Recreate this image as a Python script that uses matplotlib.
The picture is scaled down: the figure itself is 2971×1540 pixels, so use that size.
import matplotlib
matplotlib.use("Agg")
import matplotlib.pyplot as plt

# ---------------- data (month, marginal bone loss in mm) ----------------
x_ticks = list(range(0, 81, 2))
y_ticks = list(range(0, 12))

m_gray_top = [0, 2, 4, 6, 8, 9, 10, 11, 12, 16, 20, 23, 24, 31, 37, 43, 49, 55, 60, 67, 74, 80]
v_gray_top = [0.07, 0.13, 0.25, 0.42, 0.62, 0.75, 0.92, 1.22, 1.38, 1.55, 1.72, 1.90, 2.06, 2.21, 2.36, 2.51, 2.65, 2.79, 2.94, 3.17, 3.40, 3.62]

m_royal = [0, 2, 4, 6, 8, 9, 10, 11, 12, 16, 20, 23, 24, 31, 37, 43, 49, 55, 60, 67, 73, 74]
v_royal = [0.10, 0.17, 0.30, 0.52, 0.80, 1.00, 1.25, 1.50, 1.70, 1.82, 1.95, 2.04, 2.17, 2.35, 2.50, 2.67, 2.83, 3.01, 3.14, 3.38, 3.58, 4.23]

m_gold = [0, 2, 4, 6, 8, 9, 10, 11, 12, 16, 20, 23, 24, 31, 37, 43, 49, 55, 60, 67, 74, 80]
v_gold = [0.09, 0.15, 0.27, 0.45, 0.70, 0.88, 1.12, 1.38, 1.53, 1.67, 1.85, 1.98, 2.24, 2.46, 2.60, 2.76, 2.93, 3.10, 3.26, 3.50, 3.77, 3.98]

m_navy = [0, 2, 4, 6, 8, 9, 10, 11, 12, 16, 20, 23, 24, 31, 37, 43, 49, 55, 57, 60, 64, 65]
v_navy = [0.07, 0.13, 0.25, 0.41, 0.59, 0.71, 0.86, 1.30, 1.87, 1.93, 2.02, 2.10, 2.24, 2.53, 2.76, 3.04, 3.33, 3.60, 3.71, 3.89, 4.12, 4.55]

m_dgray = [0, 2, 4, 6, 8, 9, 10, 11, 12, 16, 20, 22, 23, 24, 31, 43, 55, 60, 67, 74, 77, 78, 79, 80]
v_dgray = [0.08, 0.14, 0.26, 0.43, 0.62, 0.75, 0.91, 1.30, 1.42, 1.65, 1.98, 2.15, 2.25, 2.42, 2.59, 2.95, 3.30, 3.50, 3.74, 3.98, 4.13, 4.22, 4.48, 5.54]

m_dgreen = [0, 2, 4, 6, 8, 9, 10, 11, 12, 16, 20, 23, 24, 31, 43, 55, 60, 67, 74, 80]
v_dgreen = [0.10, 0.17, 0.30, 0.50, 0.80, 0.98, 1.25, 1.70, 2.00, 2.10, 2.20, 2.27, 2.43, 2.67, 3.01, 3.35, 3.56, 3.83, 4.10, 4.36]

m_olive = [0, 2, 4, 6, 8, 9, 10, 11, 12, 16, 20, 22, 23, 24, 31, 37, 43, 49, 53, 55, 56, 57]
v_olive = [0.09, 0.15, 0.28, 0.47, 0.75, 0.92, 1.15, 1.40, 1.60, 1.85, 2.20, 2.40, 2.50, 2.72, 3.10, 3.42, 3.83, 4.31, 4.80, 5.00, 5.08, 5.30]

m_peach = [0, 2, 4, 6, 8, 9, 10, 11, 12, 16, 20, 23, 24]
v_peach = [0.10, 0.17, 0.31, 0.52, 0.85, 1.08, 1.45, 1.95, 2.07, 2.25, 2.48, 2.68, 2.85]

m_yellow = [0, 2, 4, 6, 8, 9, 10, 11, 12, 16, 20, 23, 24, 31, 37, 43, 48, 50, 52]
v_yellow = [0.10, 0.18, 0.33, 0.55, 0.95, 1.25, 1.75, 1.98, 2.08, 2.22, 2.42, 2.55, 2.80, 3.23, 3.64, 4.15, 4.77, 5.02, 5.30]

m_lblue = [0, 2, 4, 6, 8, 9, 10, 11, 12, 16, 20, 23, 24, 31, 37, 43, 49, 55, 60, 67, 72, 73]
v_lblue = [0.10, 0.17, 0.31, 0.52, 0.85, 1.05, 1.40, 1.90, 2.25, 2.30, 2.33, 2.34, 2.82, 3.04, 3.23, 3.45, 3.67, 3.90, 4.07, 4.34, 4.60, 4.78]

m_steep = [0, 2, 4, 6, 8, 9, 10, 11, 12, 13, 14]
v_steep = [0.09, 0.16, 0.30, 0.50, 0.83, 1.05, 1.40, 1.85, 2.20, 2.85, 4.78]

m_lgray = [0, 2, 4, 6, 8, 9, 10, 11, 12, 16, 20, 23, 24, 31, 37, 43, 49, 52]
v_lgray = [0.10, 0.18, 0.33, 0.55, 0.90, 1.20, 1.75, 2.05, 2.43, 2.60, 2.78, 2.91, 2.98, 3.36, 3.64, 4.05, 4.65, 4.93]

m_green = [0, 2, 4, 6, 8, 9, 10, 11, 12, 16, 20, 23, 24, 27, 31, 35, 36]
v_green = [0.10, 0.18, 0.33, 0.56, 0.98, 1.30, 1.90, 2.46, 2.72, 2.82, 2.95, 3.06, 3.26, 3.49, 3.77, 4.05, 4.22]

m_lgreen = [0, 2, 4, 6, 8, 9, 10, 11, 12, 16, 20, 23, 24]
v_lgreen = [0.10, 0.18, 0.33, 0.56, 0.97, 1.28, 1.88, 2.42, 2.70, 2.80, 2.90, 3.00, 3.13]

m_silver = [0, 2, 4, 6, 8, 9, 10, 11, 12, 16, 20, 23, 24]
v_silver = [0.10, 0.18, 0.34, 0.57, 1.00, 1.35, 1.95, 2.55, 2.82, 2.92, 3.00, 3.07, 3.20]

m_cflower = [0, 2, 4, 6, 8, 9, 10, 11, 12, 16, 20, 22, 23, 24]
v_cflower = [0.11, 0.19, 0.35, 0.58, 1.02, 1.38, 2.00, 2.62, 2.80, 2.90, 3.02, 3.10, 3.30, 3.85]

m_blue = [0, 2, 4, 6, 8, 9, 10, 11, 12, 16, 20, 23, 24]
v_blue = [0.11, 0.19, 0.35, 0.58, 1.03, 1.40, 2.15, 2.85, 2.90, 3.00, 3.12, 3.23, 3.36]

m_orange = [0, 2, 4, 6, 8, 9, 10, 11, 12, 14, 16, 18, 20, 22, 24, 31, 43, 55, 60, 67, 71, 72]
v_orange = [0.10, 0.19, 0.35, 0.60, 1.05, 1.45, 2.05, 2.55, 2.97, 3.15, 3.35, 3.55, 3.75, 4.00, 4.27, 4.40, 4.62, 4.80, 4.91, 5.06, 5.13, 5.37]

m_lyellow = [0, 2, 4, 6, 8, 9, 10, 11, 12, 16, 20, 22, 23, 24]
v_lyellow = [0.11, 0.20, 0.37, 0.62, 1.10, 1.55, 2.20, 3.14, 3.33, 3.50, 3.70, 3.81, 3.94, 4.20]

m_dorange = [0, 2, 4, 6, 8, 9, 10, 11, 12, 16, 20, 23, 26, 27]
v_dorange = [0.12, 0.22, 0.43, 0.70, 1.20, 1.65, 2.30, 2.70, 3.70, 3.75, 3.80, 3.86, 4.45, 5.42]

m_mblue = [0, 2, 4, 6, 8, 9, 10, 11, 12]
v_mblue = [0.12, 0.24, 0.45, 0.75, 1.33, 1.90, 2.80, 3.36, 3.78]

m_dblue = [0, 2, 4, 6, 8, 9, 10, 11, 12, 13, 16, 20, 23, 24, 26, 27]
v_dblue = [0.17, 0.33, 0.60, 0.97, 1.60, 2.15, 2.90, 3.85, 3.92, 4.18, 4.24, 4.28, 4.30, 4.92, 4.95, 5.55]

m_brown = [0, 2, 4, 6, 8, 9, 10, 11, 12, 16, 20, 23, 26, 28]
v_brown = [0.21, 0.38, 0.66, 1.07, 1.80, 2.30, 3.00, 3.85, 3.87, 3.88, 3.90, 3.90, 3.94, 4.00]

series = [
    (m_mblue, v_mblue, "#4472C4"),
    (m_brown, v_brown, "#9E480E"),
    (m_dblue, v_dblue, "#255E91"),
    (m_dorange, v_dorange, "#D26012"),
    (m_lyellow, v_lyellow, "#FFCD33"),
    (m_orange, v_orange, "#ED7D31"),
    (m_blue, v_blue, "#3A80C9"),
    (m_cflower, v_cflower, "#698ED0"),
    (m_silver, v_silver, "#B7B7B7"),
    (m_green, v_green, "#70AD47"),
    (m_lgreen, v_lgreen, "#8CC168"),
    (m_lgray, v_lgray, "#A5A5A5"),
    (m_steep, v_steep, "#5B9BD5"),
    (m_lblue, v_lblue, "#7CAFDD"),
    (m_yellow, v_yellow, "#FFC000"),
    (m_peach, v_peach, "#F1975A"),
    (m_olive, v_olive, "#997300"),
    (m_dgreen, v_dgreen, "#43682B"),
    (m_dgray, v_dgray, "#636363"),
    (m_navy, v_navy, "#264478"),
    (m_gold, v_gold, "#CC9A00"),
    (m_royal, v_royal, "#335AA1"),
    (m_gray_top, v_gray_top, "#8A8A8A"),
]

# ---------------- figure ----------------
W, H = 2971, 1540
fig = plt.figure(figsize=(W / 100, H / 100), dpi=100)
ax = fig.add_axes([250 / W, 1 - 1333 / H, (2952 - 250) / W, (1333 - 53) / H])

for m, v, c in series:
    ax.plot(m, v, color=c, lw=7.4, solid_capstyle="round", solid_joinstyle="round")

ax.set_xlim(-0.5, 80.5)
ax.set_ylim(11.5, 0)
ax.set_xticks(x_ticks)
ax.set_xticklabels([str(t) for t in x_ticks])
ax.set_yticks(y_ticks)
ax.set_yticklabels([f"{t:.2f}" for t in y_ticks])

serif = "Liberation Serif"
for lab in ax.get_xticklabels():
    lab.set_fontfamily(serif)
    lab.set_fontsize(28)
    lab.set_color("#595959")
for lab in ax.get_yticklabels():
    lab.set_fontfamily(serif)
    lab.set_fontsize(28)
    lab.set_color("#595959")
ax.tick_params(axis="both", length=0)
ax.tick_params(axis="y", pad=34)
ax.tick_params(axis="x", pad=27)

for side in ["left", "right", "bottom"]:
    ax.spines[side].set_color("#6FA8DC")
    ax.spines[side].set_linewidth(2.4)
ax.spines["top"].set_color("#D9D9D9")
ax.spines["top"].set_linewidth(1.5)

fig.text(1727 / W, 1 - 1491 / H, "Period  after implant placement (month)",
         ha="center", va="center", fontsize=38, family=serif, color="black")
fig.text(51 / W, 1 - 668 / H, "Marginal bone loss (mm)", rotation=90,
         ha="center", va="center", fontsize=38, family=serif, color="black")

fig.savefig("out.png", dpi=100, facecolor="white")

• Work to do: Extract the span of lines that starts with the line containing "The picture is" and ends with the line containing "y_ticks = list(range(0, 12))". Keep it exact and add nothing.

• Output:
The picture is scaled down: the figure itself is 2971×1540 pixels, so use that size.
import matplotlib
matplotlib.use("Agg")
import matplotlib.pyplot as plt

# ---------------- data (month, marginal bone loss in mm) ----------------
x_ticks = list(range(0, 81, 2))
y_ticks = list(range(0, 12))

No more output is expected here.